--- start ---
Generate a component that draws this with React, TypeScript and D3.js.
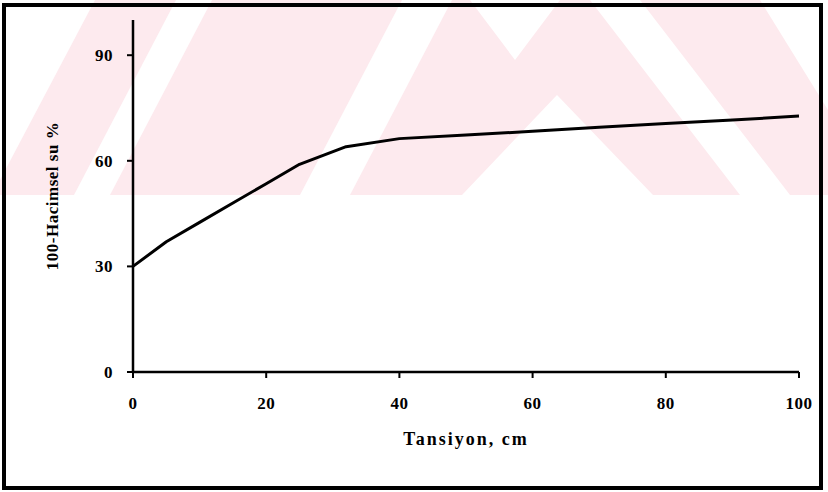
import React, { useEffect, useRef } from "react";
import * as d3 from "d3";

// Data
const tension = [0, 5, 10, 15, 20, 25, 32, 40, 50, 60, 70, 80, 90, 100];
const value = [30, 37, 42.5, 48, 53.5, 59, 64, 66.3, 67.3, 68.4, 69.5, 70.6, 71.6, 72.7];
const xTicks = [0, 20, 40, 60, 80, 100];
const yTicks = [0, 30, 60, 90];
const xTitle = "Tansiyon, cm";
const yTitle = "100-Hacimsel su %";

const W = 828;
const H = 492;

export default function App() {
  const ref = useRef<SVGSVGElement>(null);

  useEffect(() => {
    const svg = d3.select(ref.current);
    svg.selectAll("*").remove();

    const x = d3.scaleLinear().domain([0, 100]).range([133, 799]);
    const y = d3.scaleLinear().domain([0, 100]).range([372, 20]);

    // white page
    svg.append("rect").attr("width", W).attr("height", H).attr("fill", "#fff");

    // faint scan watermark band
    const wm = svg.append("g");
    wm.append("rect").attr("x", 0).attr("y", 0).attr("width", W).attr("height", 195).attr("fill", "#fdeaee");
    const whites: [number, number][][] = [
      [[0, 0], [95, 0], [0, 180]],
      [[74, 195], [110, 195], [212, 0], [176, 0]],
      [[300, 195], [350, 195], [452, 0], [402, 0]],
      [[462, 195], [557, 95], [653, 195]],
      [[590, 0], [640, 0], [790, 195], [740, 195]],
      [[470, 0], [560, 0], [515, 60]],
      [[760, 0], [828, 0], [828, 110]],
    ];
    whites.forEach((pts) => {
      wm.append("polygon").attr("points", pts.map((p) => p.join(",")).join(" ")).attr("fill", "#fff");
    });

    // frame
    svg
      .append("rect")
      .attr("x", 4)
      .attr("y", 5)
      .attr("width", 817)
      .attr("height", 483)
      .attr("fill", "none")
      .attr("stroke", "#000")
      .attr("stroke-width", 4);

    const font = "'Liberation Serif', 'Times New Roman', serif";

    // y axis
    const yAxis = svg.append("g");
    yAxis.append("line").attr("x1", x(0)).attr("x2", x(0)).attr("y1", y(100)).attr("y2", y(0)).attr("stroke", "#000").attr("stroke-width", 2.5);
    yTicks.forEach((t) => {
      yAxis.append("line").attr("x1", x(0) - 6).attr("x2", x(0)).attr("y1", y(t)).attr("y2", y(t)).attr("stroke", "#000").attr("stroke-width", 2);
      yAxis
        .append("text")
        .attr("x", 113)
        .attr("y", y(t))
        .attr("dy", "0.35em")
        .attr("text-anchor", "end")
        .attr("font-family", font)
        .attr("font-weight", "bold")
        .attr("font-size", 17)
        .attr("letter-spacing", 0.5)
        .attr("fill", "#000")
        .text(String(t));
    });

    // x axis
    const xAxis = svg.append("g");
    xAxis.append("line").attr("x1", x(0)).attr("x2", x(100)).attr("y1", y(0)).attr("y2", y(0)).attr("stroke", "#000").attr("stroke-width", 2.5);
    xTicks.forEach((t) => {
      xAxis.append("line").attr("x1", x(t)).attr("x2", x(t)).attr("y1", y(0)).attr("y2", y(0) + 6).attr("stroke", "#000").attr("stroke-width", 2);
      xAxis
        .append("text")
        .attr("x", x(t))
        .attr("y", 403)
        .attr("dy", "0.35em")
        .attr("text-anchor", "middle")
        .attr("font-family", font)
        .attr("font-weight", "bold")
        .attr("font-size", 17)
        .attr("letter-spacing", 0.5)
        .attr("fill", "#000")
        .text(String(t));
    });

    // titles
    svg
      .append("text")
      .attr("x", 466)
      .attr("y", 439)
      .attr("dy", "0.35em")
      .attr("text-anchor", "middle")
      .attr("font-family", font)
      .attr("font-weight", "bold")
      .attr("font-size", 18)
      .attr("letter-spacing", 2)
      .attr("fill", "#000")
      .text(xTitle);

    svg
      .append("text")
      .attr("transform", `translate(52,196) rotate(-90)`)
      .attr("dy", "0.35em")
      .attr("text-anchor", "middle")
      .attr("font-family", font)
      .attr("font-weight", "bold")
      .attr("font-size", 17)
      .attr("letter-spacing", 0.5)
      .attr("fill", "#000")
      .text(yTitle);

    // data line
    const line = d3
      .line<number>()
      .x((_, i) => x(tension[i]))
      .y((d) => y(d));
    svg
      .append("path")
      .attr("d", line(value) as string)
      .attr("fill", "none")
      .attr("stroke", "#000")
      .attr("stroke-width", 3)
      .attr("stroke-linejoin", "round");
  }, []);

  return (
    <svg
      ref={ref}
      width={W}
      height={H}
      style={{ position: "absolute", left: 0, top: 0, display: "block" }}
    />
  );
}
--- end ---
• Do this:
Every line from the start of the listing above through the line with "Serif', 'Times New" should be repeated exactly; skip the pictures and add nothing else.

• The output:
Generate a component that draws this with React, TypeScript and D3.js.
import React, { useEffect, useRef } from "react";
import * as d3 from "d3";

// Data
const tension = [0, 5, 10, 15, 20, 25, 32, 40, 50, 60, 70, 80, 90, 100];
const value = [30, 37, 42.5, 48, 53.5, 59, 64, 66.3, 67.3, 68.4, 69.5, 70.6, 71.6, 72.7];
const xTicks = [0, 20, 40, 60, 80, 100];
const yTicks = [0, 30, 60, 90];
const xTitle = "Tansiyon, cm";
const yTitle = "100-Hacimsel su %";

const W = 828;
const H = 492;

export default function App() {
  const ref = useRef<SVGSVGElement>(null);

  useEffect(() => {
    const svg = d3.select(ref.current);
    svg.selectAll("*").remove();

    const x = d3.scaleLinear().domain([0, 100]).range([133, 799]);
    const y = d3.scaleLinear().domain([0, 100]).range([372, 20]);

    // white page
    svg.append("rect").attr("width", W).attr("height", H).attr("fill", "#fff");

    // faint scan watermark band
    const wm = svg.append("g");
    wm.append("rect").attr("x", 0).attr("y", 0).attr("width", W).attr("height", 195).attr("fill", "#fdeaee");
    const whites: [number, number][][] = [
      [[0, 0], [95, 0], [0, 180]],
      [[74, 195], [110, 195], [212, 0], [176, 0]],
      [[300, 195], [350, 195], [452, 0], [402, 0]],
      [[462, 195], [557, 95], [653, 195]],
      [[590, 0], [640, 0], [790, 195], [740, 195]],
      [[470, 0], [560, 0], [515, 60]],
      [[760, 0], [828, 0], [828, 110]],
    ];
    whites.forEach((pts) => {
      wm.append("polygon").attr("points", pts.map((p) => p.join(",")).join(" ")).attr("fill", "#fff");
    });

    // frame
    svg
      .append("rect")
      .attr("x", 4)
      .attr("y", 5)
      .attr("width", 817)
      .attr("height", 483)
      .attr("fill", "none")
      .attr("stroke", "#000")
      .attr("stroke-width", 4);

    const font = "'Liberation Serif', 'Times New Roman', serif";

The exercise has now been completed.